Given data →
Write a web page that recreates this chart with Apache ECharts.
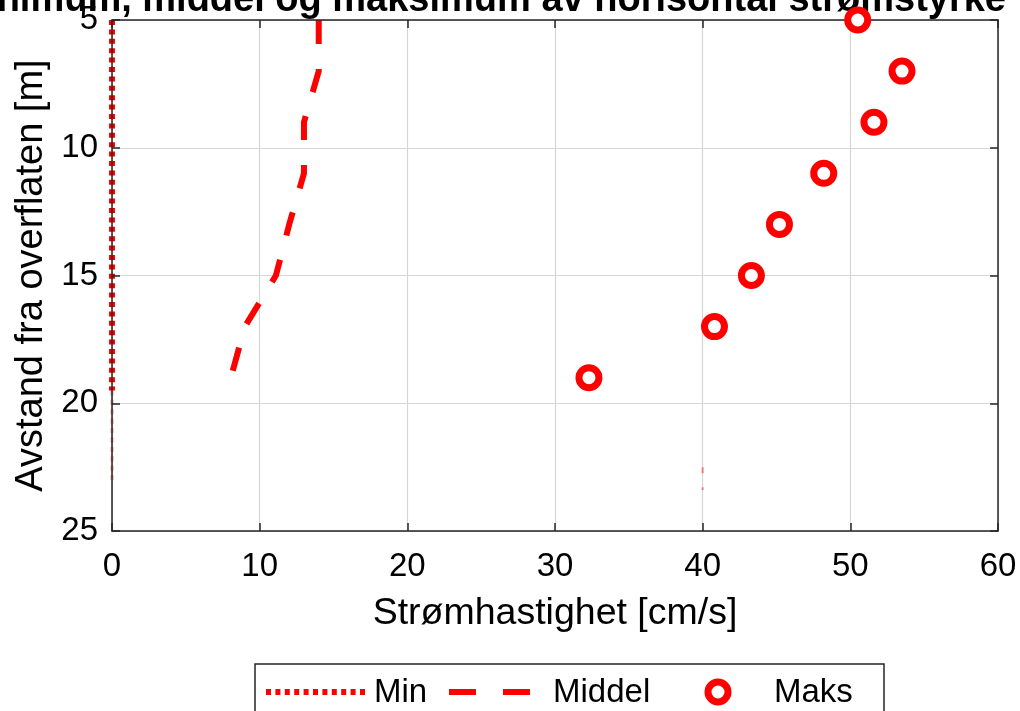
<!DOCTYPE html>
<html>
<head>
<meta charset="utf-8">
<script src="https://cdn.jsdelivr.net/npm/echarts@6/dist/echarts.min.js"></script>
<style>
  html, body { margin: 0; padding: 0; background: #fff; }
  #chart { width: 1020px; height: 711px; }
</style>
</head>
<body>
<div id="chart"></div>
<script>
// Depths (m below surface) and current speeds (cm/s)
const depthLine = [5, 7, 9, 11, 13, 15, 17, 19, 19.5];
const minSpeed = [0, 0, 0, 0, 0, 0, 0, 0, 0];
const meanSpeed = [14, 14, 13, 13, 12, 11.1, 9, 8.05, 7.85];
const depthMax = [5, 7, 9, 11, 13, 15, 17, 19];
const maxSpeed = [50.5, 53.5, 51.6, 48.2, 45.2, 43.3, 40.8, 32.3];
// faint leftover strokes below the profiles
const minTailDepth = [19.5, 23];
const minTailSpeed = [0, 0];
const stubDepth = [22.5, 23.4];
const stubSpeed = [40, 40];

const xTicks = { min: 0, max: 60, interval: 10 };
const yTicks = { min: 5, max: 25, interval: 5 };

const FONT = 'Liberation Sans, Arial, sans-serif';
const RED = '#ff0000';
const AX = '#262626';

const pairs = (xs, ys) => xs.map((x, i) => [x, ys[i]]);

const chart = echarts.init(document.getElementById('chart'), null, { renderer: 'canvas' });

const baseX = { type: 'value', min: xTicks.min, max: xTicks.max, interval: xTicks.interval };
const baseY = { type: 'value', min: yTicks.min, max: yTicks.max, interval: yTicks.interval, inverse: true };
const boxLine = { show: true, onZero: false, lineStyle: { color: AX, width: 1.5 } };
const boxTick = { show: true, inside: true, length: 8, lineStyle: { color: AX, width: 1.5 } };
const noLabel = { show: false };

chart.setOption({
  animation: false,
  backgroundColor: '#fff',
  grid: { left: 112, top: 20, width: 886, height: 511, containLabel: false },
  xAxis: [
    Object.assign({}, baseX, {
      position: 'bottom', axisLine: { show: false }, axisTick: { show: false }, axisLabel: noLabel,
      splitLine: { show: true, lineStyle: { color: '#d6d6d6', width: 1.2 } }
    }),
    Object.assign({}, baseX, {
      position: 'bottom', z: 5, axisLine: boxLine, axisTick: boxTick, splitLine: { show: false },
      axisLabel: { show: true, fontSize: 33, color: '#000', fontFamily: FONT, margin: 19 },
      name: 'Strømhastighet [cm/s]', nameLocation: 'middle', nameGap: 64,
      nameTextStyle: { fontSize: 37.5, color: '#000', fontFamily: FONT }
    }),
    Object.assign({}, baseX, {
      position: 'top', z: 5, axisLine: boxLine, axisTick: boxTick, axisLabel: noLabel, splitLine: { show: false }
    })
  ],
  yAxis: [
    Object.assign({}, baseY, {
      position: 'left', axisLine: { show: false }, axisTick: { show: false }, axisLabel: noLabel,
      splitLine: { show: true, lineStyle: { color: '#d6d6d6', width: 1.2 } }
    }),
    Object.assign({}, baseY, {
      position: 'left', z: 5, axisLine: boxLine, axisTick: boxTick, splitLine: { show: false },
      axisLabel: { show: true, fontSize: 33, color: '#000', fontFamily: FONT, margin: 14 },
      name: 'Avstand fra overflaten [m]', nameLocation: 'middle', nameGap: 57,
      nameTextStyle: { fontSize: 38, color: '#000', fontFamily: FONT }
    }),
    Object.assign({}, baseY, {
      position: 'right', z: 5, axisLine: boxLine, axisTick: boxTick, axisLabel: noLabel, splitLine: { show: false }
    })
  ],
  series: [
    {
      name: 'Min', type: 'line', xAxisIndex: 0, yAxisIndex: 0, z: 2,
      data: pairs(minSpeed, depthLine), showSymbol: false, symbol: 'none',
      lineStyle: { color: RED, width: 6, type: [5, 4.4], cap: 'butt' }
    },
    {
      name: 'MinTail', type: 'line', xAxisIndex: 0, yAxisIndex: 0, z: 2,
      data: pairs(minTailSpeed, minTailDepth), symbol: 'none',
      lineStyle: { color: RED, width: 3, type: [5, 4.4], opacity: 0.35 }
    },
    {
      name: 'Stub', type: 'line', xAxisIndex: 0, yAxisIndex: 0, z: 2,
      data: pairs(stubSpeed, stubDepth), symbol: 'none',
      lineStyle: { color: RED, width: 2, type: [6, 14], opacity: 0.45 }
    },
    {
      name: 'Middel', type: 'line', xAxisIndex: 0, yAxisIndex: 0, z: 2,
      data: pairs(meanSpeed, depthLine), symbol: 'none',
      lineStyle: { color: RED, width: 6, type: [24, 25], cap: 'butt', join: 'round' }
    },
    {
      name: 'Maks', type: 'scatter', xAxisIndex: 0, yAxisIndex: 0, z: 6, clip: false,
      data: pairs(maxSpeed, depthMax), symbol: 'circle', symbolSize: 20,
      itemStyle: { color: '#fff', borderColor: RED, borderWidth: 7, opacity: 1 },
      emphasis: { disabled: true }
    }
  ],
  graphic: [
    {
      type: 'text', x: 1006, y: 20, z: 1,
      style: {
        text: 'Minimum, middel og maksimum av horisontal strømstyrke',
        fontSize: 38, fontWeight: 'bold', fontFamily: FONT, fill: '#000',
        align: 'right', verticalAlign: 'bottom'
      }
    },
    {
      type: 'group', z: 10,
      children: [
        { type: 'rect', shape: { x: 255, y: 664, width: 629, height: 70 },
          style: { fill: '#fff', stroke: AX, lineWidth: 1.5 } },
        { type: 'line', shape: { x1: 266, y1: 692, x2: 365, y2: 692 },
          style: { stroke: RED, lineWidth: 6, lineDash: [5, 4.4] } },
        { type: 'text', x: 374, y: 693,
          style: { text: 'Min', fontSize: 33, fontFamily: FONT, fill: '#000', verticalAlign: 'middle' } },
        { type: 'line', shape: { x1: 449, y1: 692, x2: 530, y2: 692 },
          style: { stroke: RED, lineWidth: 6, lineDash: [27, 27] } },
        { type: 'text', x: 553, y: 693,
          style: { text: 'Middel', fontSize: 33, fontFamily: FONT, fill: '#000', verticalAlign: 'middle' } },
        { type: 'circle', shape: { cx: 718, cy: 692, r: 10 },
          style: { fill: '#fff', stroke: RED, lineWidth: 7 } },
        { type: 'text', x: 774, y: 693,
          style: { text: 'Maks', fontSize: 33, fontFamily: FONT, fill: '#000', verticalAlign: 'middle' } }
      ]
    }
  ]
});
</script>
</body>
</html>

What the task requires → Without including any pictures, print all of the material exactly as given.

Answer to this problem →
Write a web page that recreates this chart with Apache ECharts.
<!DOCTYPE html>
<html>
<head>
<meta charset="utf-8">
<script src="https://cdn.jsdelivr.net/npm/echarts@6/dist/echarts.min.js"></script>
<style>
  html, body { margin: 0; padding: 0; background: #fff; }
  #chart { width: 1020px; height: 711px; }
</style>
</head>
<body>
<div id="chart"></div>
<script>
// Depths (m below surface) and current speeds (cm/s)
const depthLine = [5, 7, 9, 11, 13, 15, 17, 19, 19.5];
const minSpeed = [0, 0, 0, 0, 0, 0, 0, 0, 0];
const meanSpeed = [14, 14, 13, 13, 12, 11.1, 9, 8.05, 7.85];
const depthMax = [5, 7, 9, 11, 13, 15, 17, 19];
const maxSpeed = [50.5, 53.5, 51.6, 48.2, 45.2, 43.3, 40.8, 32.3];
// faint leftover strokes below the profiles
const minTailDepth = [19.5, 23];
const minTailSpeed = [0, 0];
const stubDepth = [22.5, 23.4];
const stubSpeed = [40, 40];

const xTicks = { min: 0, max: 60, interval: 10 };
const yTicks = { min: 5, max: 25, interval: 5 };

const FONT = 'Liberation Sans, Arial, sans-serif';
const RED = '#ff0000';
const AX = '#262626';

const pairs = (xs, ys) => xs.map((x, i) => [x, ys[i]]);

const chart = echarts.init(document.getElementById('chart'), null, { renderer: 'canvas' });

const baseX = { type: 'value', min: xTicks.min, max: xTicks.max, interval: xTicks.interval };
const baseY = { type: 'value', min: yTicks.min, max: yTicks.max, interval: yTicks.interval, inverse: true };
const boxLine = { show: true, onZero: false, lineStyle: { color: AX, width: 1.5 } };
const boxTick = { show: true, inside: true, length: 8, lineStyle: { color: AX, width: 1.5 } };
const noLabel = { show: false };

chart.setOption({
  animation: false,
  backgroundColor: '#fff',
  grid: { left: 112, top: 20, width: 886, height: 511, containLabel: false },
  xAxis: [
    Object.assign({}, baseX, {
      position: 'bottom', axisLine: { show: false }, axisTick: { show: false }, axisLabel: noLabel,
      splitLine: { show: true, lineStyle: { color: '#d6d6d6', width: 1.2 } }
    }),
    Object.assign({}, baseX, {
      position: 'bottom', z: 5, axisLine: boxLine, axisTick: boxTick, splitLine: { show: false },
      axisLabel: { show: true, fontSize: 33, color: '#000', fontFamily: FONT, margin: 19 },
      name: 'Strømhastighet [cm/s]', nameLocation: 'middle', nameGap: 64,
      nameTextStyle: { fontSize: 37.5, color: '#000', fontFamily: FONT }
    }),
    Object.assign({}, baseX, {
      position: 'top', z: 5, axisLine: boxLine, axisTick: boxTick, axisLabel: noLabel, splitLine: { show: false }
    })
  ],
  yAxis: [
    Object.assign({}, baseY, {
      position: 'left', axisLine: { show: false }, axisTick: { show: false }, axisLabel: noLabel,
      splitLine: { show: true, lineStyle: { color: '#d6d6d6', width: 1.2 } }
    }),
    Object.assign({}, baseY, {
      position: 'left', z: 5, axisLine: boxLine, axisTick: boxTick, splitLine: { show: false },
      axisLabel: { show: true, fontSize: 33, color: '#000', fontFamily: FONT, margin: 14 },
      name: 'Avstand fra overflaten [m]', nameLocation: 'middle', nameGap: 57,
      nameTextStyle: { fontSize: 38, color: '#000', fontFamily: FONT }
    }),
    Object.assign({}, baseY, {
      position: 'right', z: 5, axisLine: boxLine, axisTick: boxTick, axisLabel: noLabel, splitLine: { show: false }
    })
  ],
  series: [
    {
      name: 'Min', type: 'line', xAxisIndex: 0, yAxisIndex: 0, z: 2,
      data: pairs(minSpeed, depthLine), showSymbol: false, symbol: 'none',
      lineStyle: { color: RED, width: 6, type: [5, 4.4], cap: 'butt' }
    },
    {
      name: 'MinTail', type: 'line', xAxisIndex: 0, yAxisIndex: 0, z: 2,
      data: pairs(minTailSpeed, minTailDepth), symbol: 'none',
      lineStyle: { color: RED, width: 3, type: [5, 4.4], opacity: 0.35 }
    },
    {
      name: 'Stub', type: 'line', xAxisIndex: 0, yAxisIndex: 0, z: 2,
      data: pairs(stubSpeed, stubDepth), symbol: 'none',
      lineStyle: { color: RED, width: 2, type: [6, 14], opacity: 0.45 }
    },
    {
      name: 'Middel', type: 'line', xAxisIndex: 0, yAxisIndex: 0, z: 2,
      data: pairs(meanSpeed, depthLine), symbol: 'none',
      lineStyle: { color: RED, width: 6, type: [24, 25], cap: 'butt', join: 'round' }
    },
    {
      name: 'Maks', type: 'scatter', xAxisIndex: 0, yAxisIndex: 0, z: 6, clip: false,
      data: pairs(maxSpeed, depthMax), symbol: 'circle', symbolSize: 20,
      itemStyle: { color: '#fff', borderColor: RED, borderWidth: 7, opacity: 1 },
      emphasis: { disabled: true }
    }
  ],
  graphic: [
    {
      type: 'text', x: 1006, y: 20, z: 1,
      style: {
        text: 'Minimum, middel og maksimum av horisontal strømstyrke',
        fontSize: 38, fontWeight: 'bold', fontFamily: FONT, fill: '#000',
        align: 'right', verticalAlign: 'bottom'
      }
    },
    {
      type: 'group', z: 10,
      children: [
        { type: 'rect', shape: { x: 255, y: 664, width: 629, height: 70 },
          style: { fill: '#fff', stroke: AX, lineWidth: 1.5 } },
        { type: 'line', shape: { x1: 266, y1: 692, x2: 365, y2: 692 },
          style: { stroke: RED, lineWidth: 6, lineDash: [5, 4.4] } },
        { type: 'text', x: 374, y: 693,
          style: { text: 'Min', fontSize: 33, fontFamily: FONT, fill: '#000', verticalAlign: 'middle' } },
        { type: 'line', shape: { x1: 449, y1: 692, x2: 530, y2: 692 },
          style: { stroke: RED, lineWidth: 6, lineDash: [27, 27] } },
        { type: 'text', x: 553, y: 693,
          style: { text: 'Middel', fontSize: 33, fontFamily: FONT, fill: '#000', verticalAlign: 'middle' } },
        { type: 'circle', shape: { cx: 718, cy: 692, r: 10 },
          style: { fill: '#fff', stroke: RED, lineWidth: 7 } },
        { type: 'text', x: 774, y: 693,
          style: { text: 'Maks', fontSize: 33, fontFamily: FONT, fill: '#000', verticalAlign: 'middle' } }
      ]
    }
  ]
});
</script>
</body>
</html>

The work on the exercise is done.